TANZANIA (eTN) – In a heated debate over tourism development, members of the parliament of Tanzania had wanted the sitting government to increase the annual marketing budget allocated to the Tanzania Tourist Board.
The parliamentarians said Tanzania has been lacking behind on annual tourist visits (arrivals), accommodation, and air links, despite the higher position this African destination holds in a global tourism position.
They said the Tanzania Tourist Board (TTB) has the mandate to advertise and promote tourism but it faces a limited budget compared to competitive countries, and wanted the government to transform this marketing Board into a tourism authority that will promote and ensure efficient revenue collection from the travel industry to solve the challenge of limited promotional budget.
“This authority will improve revenue collection in the tourism sector and remove this marketing Board from dependence on grants from [the] Treasury,” said James Lembeli, Chairman of the parliamentary committee on natural resources and tourism.
The Tanzania Tourist Board faces a limited budget compared to other African tourist competitive destinations. Poor funding has held back the Board’s efforts in running global tourism marketing and promotional campaigns smoothly.
A member of parliament for the Mbulu area in northern Tanzania, Mr. Mustapha Akunaay, said this country ranks second in the world by its diversified tourist attractions, but holds a 110 rank in competitiveness.
He said poor marketing and a poor advertising budget is the cause of poor competition in selling this African safari destination to key market sources of Europe, the United States, and Asia, while new and emerging markets of China, Russia, Brazil, and Far Eastern states were left untouched.
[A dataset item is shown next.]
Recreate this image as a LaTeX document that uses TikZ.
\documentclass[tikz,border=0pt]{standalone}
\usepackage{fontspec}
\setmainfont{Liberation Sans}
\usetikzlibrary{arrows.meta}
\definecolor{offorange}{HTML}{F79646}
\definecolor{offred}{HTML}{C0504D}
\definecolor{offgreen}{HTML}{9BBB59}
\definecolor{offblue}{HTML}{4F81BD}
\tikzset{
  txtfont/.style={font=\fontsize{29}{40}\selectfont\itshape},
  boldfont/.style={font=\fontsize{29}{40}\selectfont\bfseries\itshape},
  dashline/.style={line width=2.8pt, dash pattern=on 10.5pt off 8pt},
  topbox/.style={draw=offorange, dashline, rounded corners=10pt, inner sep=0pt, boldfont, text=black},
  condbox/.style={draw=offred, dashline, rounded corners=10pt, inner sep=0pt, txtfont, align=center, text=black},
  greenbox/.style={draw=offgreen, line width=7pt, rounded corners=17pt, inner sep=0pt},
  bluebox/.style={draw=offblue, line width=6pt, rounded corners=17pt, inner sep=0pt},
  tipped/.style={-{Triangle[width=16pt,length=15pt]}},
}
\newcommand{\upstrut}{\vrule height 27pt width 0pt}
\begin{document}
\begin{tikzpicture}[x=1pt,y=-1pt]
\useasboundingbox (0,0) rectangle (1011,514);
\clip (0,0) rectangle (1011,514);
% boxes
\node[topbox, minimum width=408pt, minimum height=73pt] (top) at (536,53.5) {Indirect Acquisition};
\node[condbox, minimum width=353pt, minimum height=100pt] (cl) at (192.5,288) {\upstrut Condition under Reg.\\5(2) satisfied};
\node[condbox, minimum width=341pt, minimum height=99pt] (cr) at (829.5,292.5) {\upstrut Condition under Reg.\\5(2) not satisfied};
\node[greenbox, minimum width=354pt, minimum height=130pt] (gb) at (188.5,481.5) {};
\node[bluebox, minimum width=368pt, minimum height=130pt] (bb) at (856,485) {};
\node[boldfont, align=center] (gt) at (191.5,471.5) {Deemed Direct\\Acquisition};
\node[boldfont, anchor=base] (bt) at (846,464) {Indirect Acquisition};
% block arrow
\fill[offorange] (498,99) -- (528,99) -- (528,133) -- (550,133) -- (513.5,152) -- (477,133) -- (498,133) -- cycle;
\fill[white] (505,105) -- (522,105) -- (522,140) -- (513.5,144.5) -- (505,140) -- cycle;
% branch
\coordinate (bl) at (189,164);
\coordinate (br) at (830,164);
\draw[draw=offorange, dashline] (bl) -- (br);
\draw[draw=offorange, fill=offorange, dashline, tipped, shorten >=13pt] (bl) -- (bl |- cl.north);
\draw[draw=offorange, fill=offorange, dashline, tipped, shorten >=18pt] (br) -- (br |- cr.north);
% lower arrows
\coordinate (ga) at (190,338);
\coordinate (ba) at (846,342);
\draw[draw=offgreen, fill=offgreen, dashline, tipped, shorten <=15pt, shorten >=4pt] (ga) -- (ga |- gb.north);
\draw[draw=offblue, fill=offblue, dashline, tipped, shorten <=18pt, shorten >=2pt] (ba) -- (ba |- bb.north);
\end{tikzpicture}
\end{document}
The legislator argued that inadequate marketing funding had so far denied Tanzania more tourists. He wanted the Tanzanian government to re-brand a destination campaign and create a tourist development levy as an option to raise more funds to the marketing institution, the Tanzania Tourist Board.
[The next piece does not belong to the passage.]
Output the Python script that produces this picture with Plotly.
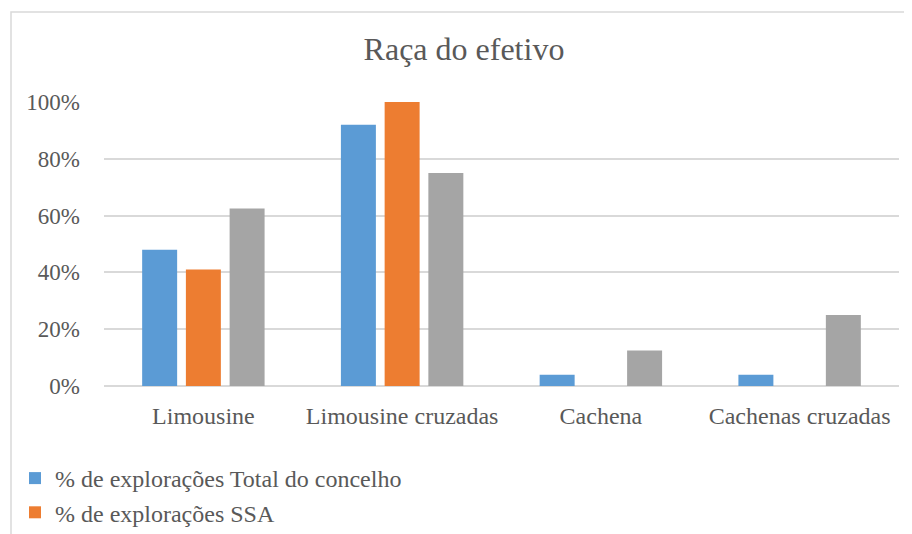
import plotly.graph_objects as go

categories = ["Limousine", "Limousine cruzadas", "Cachena", "Cachenas cruzadas"]
series_names = ["% de explorações Total do concelho", "% de explorações SSA", "% de explorações (outra)"]
total_concelho = [0.48, 0.92, 0.04, 0.04]
ssa = [0.41, 1.00, 0.0, 0.0]
outra = [0.625, 0.75, 0.125, 0.25]
colors = ["#5B9BD5", "#ED7D31", "#A5A5A5"]
y_ticks = [0, 0.2, 0.4, 0.6, 0.8, 1.0]
y_tick_labels = ["0%", "20%", "40%", "60%", "80%", "100%"]

W, H = 912, 534
OFF = 8  # page body margin offset
ml, mt = 104 - OFF, 102 - OFF
mr = W - (899 - OFF)
mb = H - (386 - OFF)
FONT = "Liberation Serif"
TXT = "#595959"

fig = go.Figure()
for i, (name, vals, col, show) in enumerate(zip(series_names, [total_concelho, ssa, outra], colors, [True, True, False])):
    fig.add_trace(go.Bar(x=categories, y=vals, name=name, marker_color=col,
                         marker_line_width=0, showlegend=show, legendgroup=f"g{i}"))

pw = W - ml - mr
ph = H - mt - mb
fig.add_shape(type="rect", xref="paper", yref="paper",
              x0=(11 - OFF - ml) / pw, x1=(W + 5 - ml) / pw,
              y0=(H - mb - (H + 5)) / ph, y1=(H - mb - (12 - OFF)) / ph,
              line=dict(color="#D9D9D9", width=1.5), fillcolor="rgba(0,0,0,0)", layer="below")

fig.update_layout(
    width=W, height=H,
    margin=dict(l=ml, r=mr, t=mt, b=mb, autoexpand=False),
    paper_bgcolor="white", plot_bgcolor="white",
    font=dict(family=FONT, color=TXT, size=23),
    title=dict(text="Raça do efetivo", x=0.5, xref="container", xanchor="center",
               y=1 - (49 - OFF) / H, yref="container", yanchor="middle",
               font=dict(size=32, color=TXT, family=FONT)),
    barmode="group", bargap=0.34, bargroupgap=0.2,
    xaxis=dict(showgrid=False, showline=False, ticks="", tickangle=0, ticklabelstandoff=13,
               tickfont=dict(size=24, family=FONT, color=TXT)),
    yaxis=dict(range=[0, 1.0], tickvals=y_ticks, ticktext=y_tick_labels,
               showgrid=True, gridcolor="#D9D9D9", gridwidth=1.5,
               zeroline=True, zerolinecolor="#D9D9D9", zerolinewidth=1.5,
               showline=False, ticks="", ticklabelstandoff=23,
               tickfont=dict(size=23, family=FONT, color=TXT)),
    legend=dict(orientation="v", x=7 / W, xref="container", xanchor="left",
                y=1 - 448 / H, yref="container", yanchor="top",
                font=dict(size=24, family=FONT, color=TXT), tracegroupgap=0,
                itemwidth=30, bgcolor="rgba(0,0,0,0)"),
)

fig.write_html("out.html")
Lucy Owenya, a legislator from the opposition camp, said other African destinations, including South Africa and Kenya, had their tourism marketing budgets allocated to meet promotional requirements.
She said Tanzania has been losing over 60 percent of its annual tourist revenue from air tickets sold by foreign airlines, since Tanzania has no own airplanes flying to key global market destinations compared with Kenya and South Africa, which are regional competitors.
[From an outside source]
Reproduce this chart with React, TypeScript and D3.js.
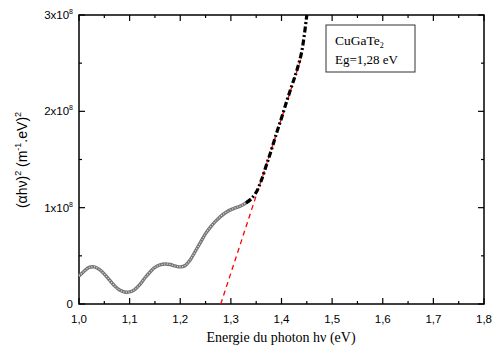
import { useEffect, useRef } from 'react';
import * as d3 from 'd3';

// (energy eV, (alpha h nu)^2 in 1e8 units)
const energy = [1.0, 1.01, 1.02, 1.03, 1.04, 1.05, 1.06, 1.07, 1.08, 1.09, 1.1, 1.11, 1.12, 1.13, 1.14, 1.15, 1.16, 1.17, 1.18, 1.19, 1.2, 1.21, 1.22, 1.23, 1.24, 1.25, 1.26, 1.27, 1.28, 1.29, 1.3, 1.31, 1.32, 1.33, 1.34, 1.35, 1.36, 1.37, 1.38, 1.39, 1.4, 1.41, 1.42, 1.43, 1.44, 1.45];
const absorb = [0.29, 0.34, 0.38, 0.385, 0.36, 0.31, 0.25, 0.19, 0.145, 0.125, 0.125, 0.15, 0.2, 0.27, 0.33, 0.38, 0.405, 0.415, 0.41, 0.395, 0.385, 0.4, 0.46, 0.55, 0.64, 0.73, 0.8, 0.86, 0.91, 0.95, 0.98, 1.0, 1.02, 1.05, 1.09, 1.16, 1.28, 1.44, 1.6, 1.77, 1.93, 2.1, 2.26, 2.42, 2.62, 3.0];
const fitEnergy = [1.28, 1.44];
const fitValue = [0, 2.57];
const xTicks = [1.0, 1.1, 1.2, 1.3, 1.4, 1.5, 1.6, 1.7, 1.8];
const yTicks = [0, 1, 2, 3];

export default function App() {
  const ref = useRef<SVGSVGElement>(null);

  useEffect(() => {
    const svg = d3.select(ref.current);
    svg.selectAll('*').remove();
    const L = 79, R = 484, T = 15, B = 304;
    const x = d3.scaleLinear().domain([1.0, 1.8]).range([L, R]);
    const y = d3.scaleLinear().domain([0, 3]).range([B, T]);
    const sans = 'Liberation Sans';
    const serif = 'Liberation Serif';

    const g = svg.append('g');

    // frame
    g.append('rect').attr('x', L).attr('y', T).attr('width', R - L).attr('height', B - T)
      .attr('fill', 'none').attr('stroke', '#000').attr('stroke-width', 1.5);

    const minorX = d3.range(1.05, 1.8, 0.1);
    const minorY = [0.5, 1.5, 2.5];
    const tick = (xs: number[], len: number) => {
      xs.forEach(v => {
        g.append('line').attr('x1', x(v)).attr('x2', x(v)).attr('y1', B).attr('y2', B - len)
          .attr('stroke', '#000').attr('stroke-width', 1.2);
        g.append('line').attr('x1', x(v)).attr('x2', x(v)).attr('y1', T).attr('y2', T + len)
          .attr('stroke', '#000').attr('stroke-width', 1.2);
      });
    };
    tick(xTicks, 6);
    tick(minorX, 3);
    const tickY = (ys: number[], len: number) => {
      ys.forEach(v => {
        g.append('line').attr('y1', y(v)).attr('y2', y(v)).attr('x1', L).attr('x2', L + len)
          .attr('stroke', '#000').attr('stroke-width', 1.2);
        g.append('line').attr('y1', y(v)).attr('y2', y(v)).attr('x1', R).attr('x2', R - len)
          .attr('stroke', '#000').attr('stroke-width', 1.2);
      });
    };
    tickY(yTicks, 6);
    tickY(minorY, 3);

    // tick labels
    xTicks.forEach(v => {
      g.append('text').attr('x', x(v)).attr('y', B + 19).attr('text-anchor', 'middle')
        .style('font-family', sans).attr('font-size', 11.5).text(v.toFixed(1).replace('.', ','));
    });
    yTicks.forEach(v => {
      const t = g.append('text').attr('x', L - 6).attr('y', y(v) + 4).attr('text-anchor', 'end')
        .style('font-family', sans).attr('font-size', 11.5);
      if (v === 0) t.text('0');
      else {
        t.append('tspan').text(`${v}x10`);
        t.append('tspan').attr('dy', -5).attr('font-size', 7).text('8');
      }
    });

    // fit line
    const line = d3.line<[number, number]>().x(d => x(d[0])).y(d => y(d[1]));
    g.append('path').datum(fitEnergy.map((e, i) => [e, fitValue[i]] as [number, number]))
      .attr('d', line).attr('fill', 'none').attr('stroke', '#ff0000')
      .attr('stroke-width', 1.3).attr('stroke-dasharray', '5,4');

    // data curve
    const pts = energy.map((e, i) => [e, absorb[i]] as [number, number]);
    const curve = d3.line<[number, number]>().x(d => x(d[0])).y(d => y(d[1])).curve(d3.curveCatmullRom);
    const low = pts.filter(d => d[0] <= 1.34);
    g.append('path').datum(low).attr('d', curve)
      .attr('fill', 'none').attr('stroke', '#777').attr('stroke-width', 3.4);
    g.append('path').datum(low).attr('d', curve)
      .attr('fill', 'none').attr('stroke', '#eee').attr('stroke-width', 1.1)
      .attr('stroke-dasharray', '1,1.6');
    g.append('path').datum(pts.filter(d => d[0] >= 1.33)).attr('d', curve)
      .attr('fill', 'none').attr('stroke', '#000').attr('stroke-width', 3.2)
      .attr('stroke-dasharray', '6,2.5,2,2.5');

    // legend box
    g.append('rect').attr('x', 326).attr('y', 25).attr('width', 89).attr('height', 47)
      .attr('fill', '#fff').attr('stroke', '#333').attr('stroke-width', 1);
    const t1 = g.append('text').attr('x', 335).attr('y', 45).style('font-family', serif).attr('font-size', 13.5);
    t1.append('tspan').text('CuGaTe');
    t1.append('tspan').attr('dy', 3).attr('font-size', 8).text('2');
    g.append('text').attr('x', 335).attr('y', 64).style('font-family', serif).attr('font-size', 13)
      .text('Eg=1,28 eV');

    // axis titles
    g.append('text').attr('x', 281).attr('y', 342).attr('text-anchor', 'middle')
      .style('font-family', serif).attr('font-size', 14).text('Energie du photon hν (eV)');
    const yt = g.append('text').attr('transform', `translate(27,160) rotate(-90)`)
      .attr('text-anchor', 'middle').style('font-family', sans).attr('font-size', 14);
    yt.append('tspan').text('(αhν)');
    yt.append('tspan').attr('dy', -6).attr('font-size', 9).text('2');
    yt.append('tspan').attr('dy', 6).text(' (m');
    yt.append('tspan').attr('dy', -6).attr('font-size', 9).text('-1');
    yt.append('tspan').attr('dy', 6).text('.eV)');
    yt.append('tspan').attr('dy', -6).attr('font-size', 9).text('2');
  }, []);

  return (
    <svg ref={ref} width={496} height={351}
      style={{ position: 'absolute', left: 0, top: 0, background: '#fff' }} />
  );
}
Tanzania, on the other hand, depends on foreign registered companies in its tourist sector, ending to gain from park entry fees, concession fees from hotels, and airport taxes from ticket sales.
Tanzania was ranked second in the world by its tourist attractions, but placed at the 110 position out of 133 countries in terms of competition. Brazil ranked first in terms of tourist attractions in the world.
The members of parliament also advised the government of Tanzania to make tourism a priority area and allocate enough funds for advertising in order to beat the ongoing competition from other African countries, while looking at a quick possibility to open tourist marketing offices in some European countries, which have high tourist numbers, also to explore the emerging markets of China, India, Japan, South Korea, and Brazil.